Kathryn R. Dungy
Saint Michael’s College – Department of History
Associate Professor of Caribbean and Latin American History
Tell us a little bit about yourself.
My passion is connecting to the world. My parents instilled a curiosity and compassion for people and places on a global scale. In fact, I set off on my first international trip at six months of age and have now visited or lived in over 65 countries and territories. In my academic life I study race, class, and gender in the Atlantic World, exploring the concept of freedom in the midst of slave societies in the Caribbean, Latin America, Europe, and the United States.
Tell us about your Saint Michael’s College experience.
I have been on faculty at SMC since 2010. The earnest and collegial faculty-student relationships is the main reason I love being a part of this community.
What advice would you give to female students?

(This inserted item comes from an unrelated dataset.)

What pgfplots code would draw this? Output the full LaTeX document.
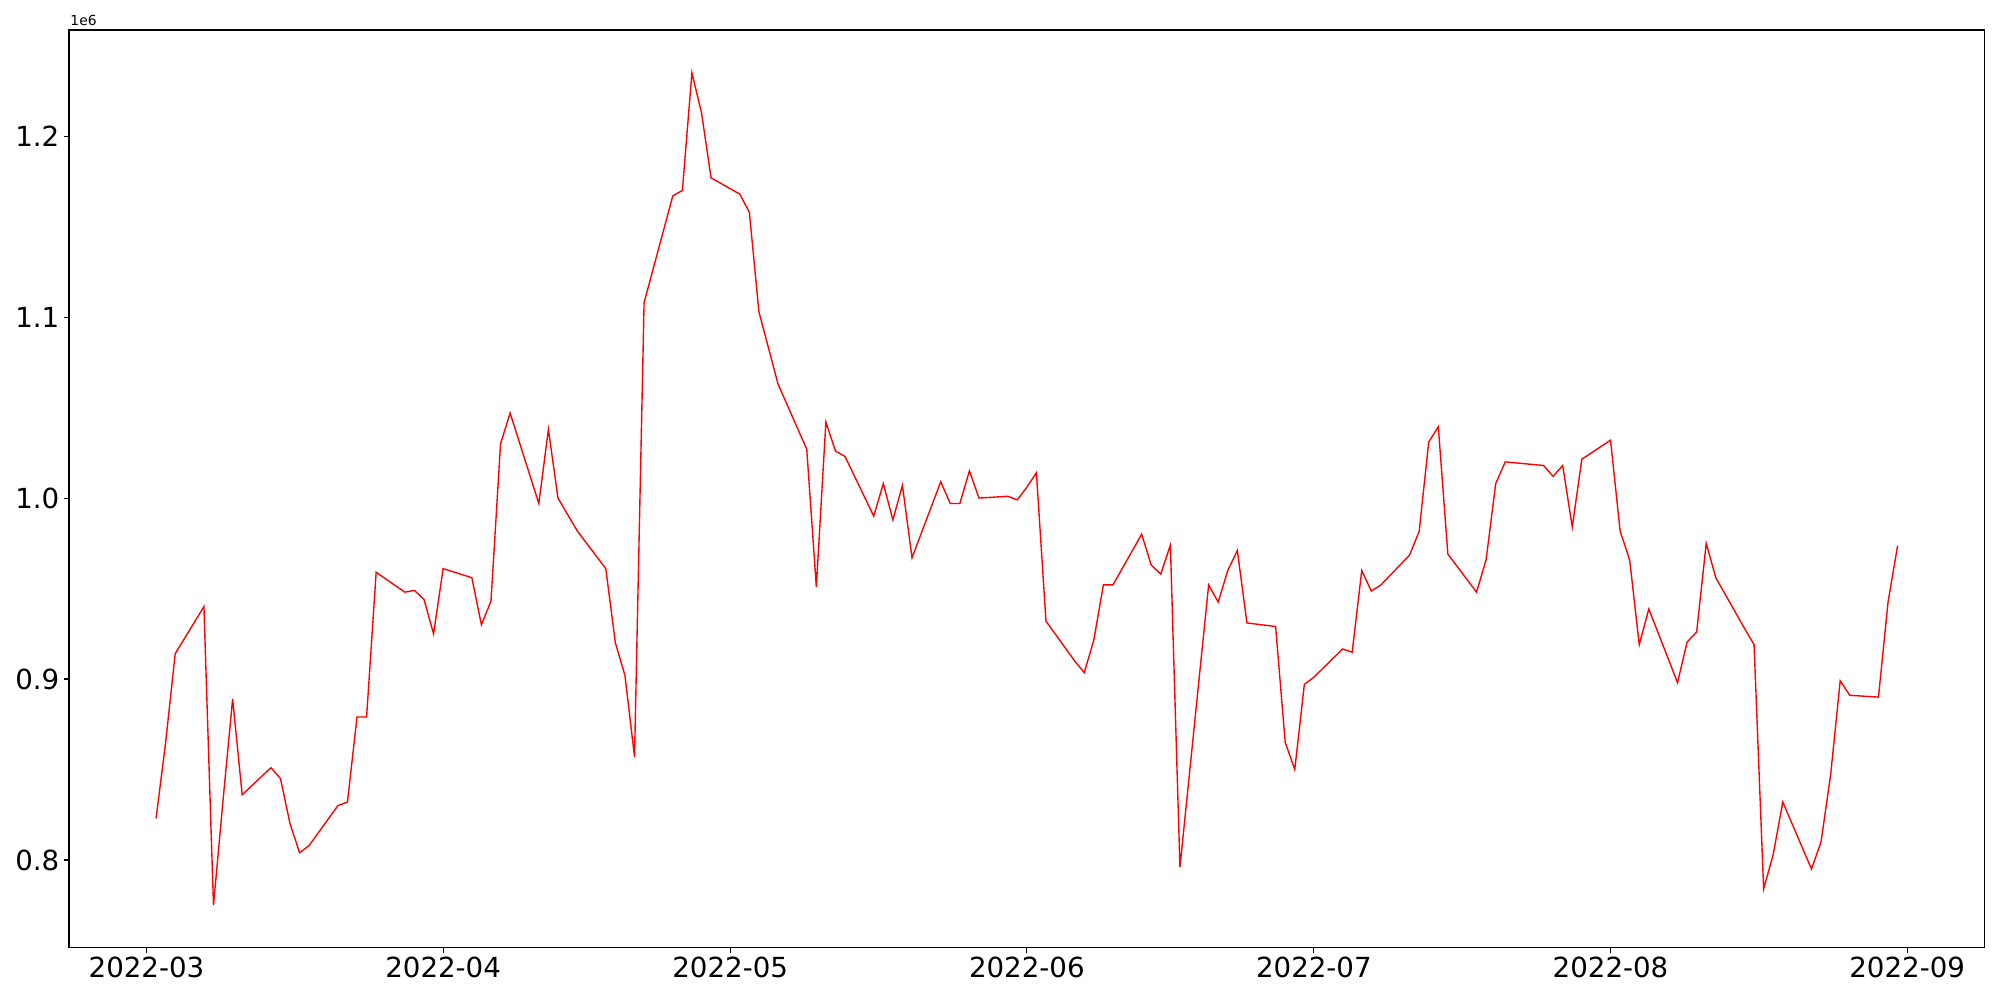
\documentclass[border=0pt]{standalone}
\usepackage{fontspec}
\setmainfont{DejaVu Sans}
\usepackage{pgfplots}
\pgfplotsset{compat=1.18}

\begin{document}
\begin{tikzpicture}
\begin{axis}[
  name=ax, scale only axis, width=48.659cm, height=23.31cm,
  xmin=-8.1, xmax=192.1, ymin=0.7515, ymax=1.2587,
  axis line style={line width=0.8pt},
  tick style={line width=0.8pt, black},
  tick align=outside, major tick length=3.5pt,
  xtick pos=bottom, ytick pos=left,
  xtick={0,31,61,92,122,153,184},
  xticklabels={2022-03,2022-04,2022-05,2022-06,2022-07,2022-08,2022-09},
  ytick={0.8,0.9,1.0,1.1,1.2},
  yticklabel style={/pgf/number format/.cd, fixed, fixed zerofill, precision=1, assume math mode=true},
  tick label style={font=\fontsize{20}{24}\selectfont},
  minor tick num=0,
]
% days counted from 2022-03-01, values in units of 1e6
\addplot[red, line width=1pt] coordinates {
(1,0.823) (2,0.865) (3,0.914) (6,0.940) (7,0.775) (8,0.833) (9,0.889) (10,0.836)
(13,0.851) (14,0.845) (15,0.820) (16,0.804) (17,0.808)
(20,0.830) (21,0.832) (22,0.879) (23,0.879) (24,0.959)
(27,0.948) (28,0.949) (29,0.944) (30,0.925) (31,0.961)
(34,0.956) (35,0.930) (36,0.943) (37,1.030) (38,1.047)
(41,0.997) (42,1.038) (43,1.000) (44,0.991) (45,0.982)
(48,0.961) (49,0.920) (50,0.902) (51,0.857) (52,1.108)
(55,1.167) (56,1.170) (57,1.235) (58,1.213) (59,1.177)
(62,1.168) (63,1.158) (64,1.103) (65,1.083) (66,1.063)
(69,1.027) (70,0.951) (71,1.042) (72,1.026) (73,1.023)
(76,0.990) (77,1.008) (78,0.988) (79,1.007) (80,0.967)
(83,1.009) (84,0.997) (85,0.997) (86,1.015) (87,1.000)
(90,1.001) (91,0.999) (92,1.006) (93,1.014) (94,0.932)
(97,0.910) (98,0.9035) (99,0.9215) (100,0.952) (101,0.952)
(104,0.980) (105,0.963) (106,0.958) (107,0.974) (108,0.796)
(111,0.952) (112,0.9425) (113,0.960) (114,0.971) (115,0.931)
(118,0.929) (119,0.865) (120,0.850) (121,0.897) (122,0.901)
(125,0.9166) (126,0.9148) (127,0.960) (128,0.9486) (129,0.952)
(132,0.9685) (133,0.9816) (134,1.031) (135,1.0394) (136,0.969)
(139,0.948) (140,0.966) (141,1.008) (142,1.020) (143,1.0195)
(146,1.018) (147,1.012) (148,1.018) (149,0.984) (150,1.0215)
(153,1.032) (154,0.9818) (155,0.9658) (156,0.919) (157,0.9387)
(160,0.898) (161,0.9204) (162,0.926) (163,0.975) (164,0.956)
(167,0.928) (168,0.919) (169,0.784) (170,0.803) (171,0.832)
(174,0.795) (175,0.810) (176,0.847) (177,0.899) (178,0.891)
(181,0.890) (182,0.9425) (183,0.9737)
};
\end{axis}
\node[anchor=base west, inner sep=0pt, font=\fontsize{10}{12}\selectfont]
  at ([xshift=0.03cm, yshift=0.11cm]ax.north west) {1e6};
\pgfresetboundingbox
\path[use as bounding box] (-1.7526cm,-1.328cm) rectangle (49.048cm,24.072cm);
\end{tikzpicture}
\end{document}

I attended a historically black women’s college and did not have to navigate some of the classroom and social issues that face my female-identifying students. But the benefits of a liberal arts education is universal. It teaches us to question the perceived norm and build an arsenal of knowledge to illicit change in our world. My hope for my female-identifying students, and especially my students of color, is to use your time here at Saint Michael’s College to grow into your brilliance and strength. Take every class you can that feeds your thirst for knowledge. Take the opportunity to arm yourself with not only the old canons of thought, but also to explore new voices that have been occluded from academic discussions. And don’t be afraid to be that new voice! Women should be bold and fearless. You need to speak up and have confidence in your ideas and opinions.
What are some strategies that can help women achieve a more prominent role in their organizations?
You don’t have to re-invent the wheel and you are probably not the first to experience whatever you are going through – this advice is important both while you are a student and once you get out into the workforce. Find a mentor [or two or three] who can help you navigate uncertainties, give you advice, or just listen to your hopes, fears, and dreams.
What keeps you motivated and driven on a daily basis?
Staying grounded and insisting on self-care. I have a dear cousin who was one of the first black female Vice-Presidents at a major international insurance company. Her advice to me has been to make sure I protect myself, otherwise I will be no help to those around me. I attempt to stay centered, stay curious, help people, and be a good team member.
What woman most inspires you and why?
The women in my family are my inspiration. I am blessed to come from a long line of strong-minded women. Dating back at least to the early nineteenth century these amazing women were social-activists, teachers, and pioneers in their chosen fields. Going to college and getting an advanced degree was never a question in our house. The question was, what drives you? Where is your passion? Find that passion and all the trials and tribulations life spreads before you will be small compared to the satisfaction of having followed your personal path of conviction.